Teamwork and Debunking the Myth of the Lone Entrepreneur
In Shoe Dog, Knight is generous with giving credit to his team, and he never takes credit for Nike’s success. He inadvertently debunks the myth of the sole inventor, entrepreneur, and CEO who builds their business alone, demonstrating instead that behind every great idea, invention, and business is a team of exceptional people who use their skills for the benefit of a shared vision. For example:
Apple: Although Steve Jobs is heralded for Apple’s success, he had help along the way from his co-founders Steve Wozniak and Ronald Wayne. John Sculley and Jef Raskin also propelled Apple’s growth.
Tesla: While Elon Musk brought much-needed management skills to Tesla, Martin Eberhard and Marc Tarpenning founded Tesla, and J. B. Straubel and Ian Wright improved the software and battery technology for the cars.
Amazon: Jeff Bezos had help building Amazon. MacKenzie Scott was very involved in the company’s success. She worked on the company’s name, business plans, and contracts.
While these entrepreneurs certainly influenced the course and success of each company, none of them built their business alone.
Hands-Off Management Style
Knight embraced a hands-off management style for Blue Ribbon and Nike. He didn’t give his team guidance on how to complete a task, preferring to trust them and be surprised by their results. While his hands-off approach became a company joke, most employees agreed that they thrived with the freedom to do their jobs to the best of their ability.
For example, Johnson flourished without traditional management, and his work always exceeded Knight’s expectations. Eventually, Knight understood that Johnson would excel at any task he asked him to do, even if the task seemed impossible.

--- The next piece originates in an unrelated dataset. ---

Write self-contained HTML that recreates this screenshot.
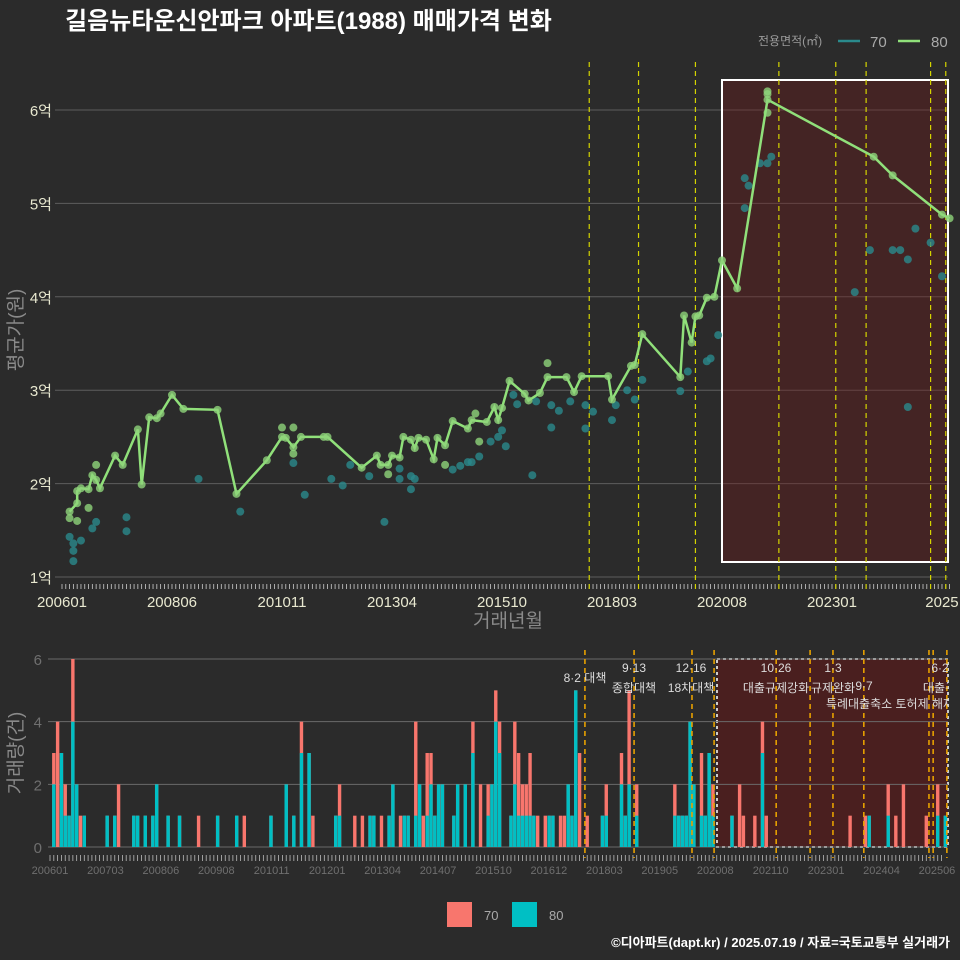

(Shortform note: While Knight believes his hands-off management style benefitted Nike, in Stop Spending, Start Managing, the authors argue that leaders can fall into a macromanagement trap, or when managers are so uninvolved that it’s detrimental for employees, causing confusion, uncertainty, and overworking. Leaders may fall into this trap because they prefer to rely on all-star teams, but these kinds of teams are very rare. For example, the 2004 US Men’s Olympic basketball team had many all-star players but didn’t perform well. Experts explain that guidance and freedom aren’t mutually exclusive, and managers should give employees both.)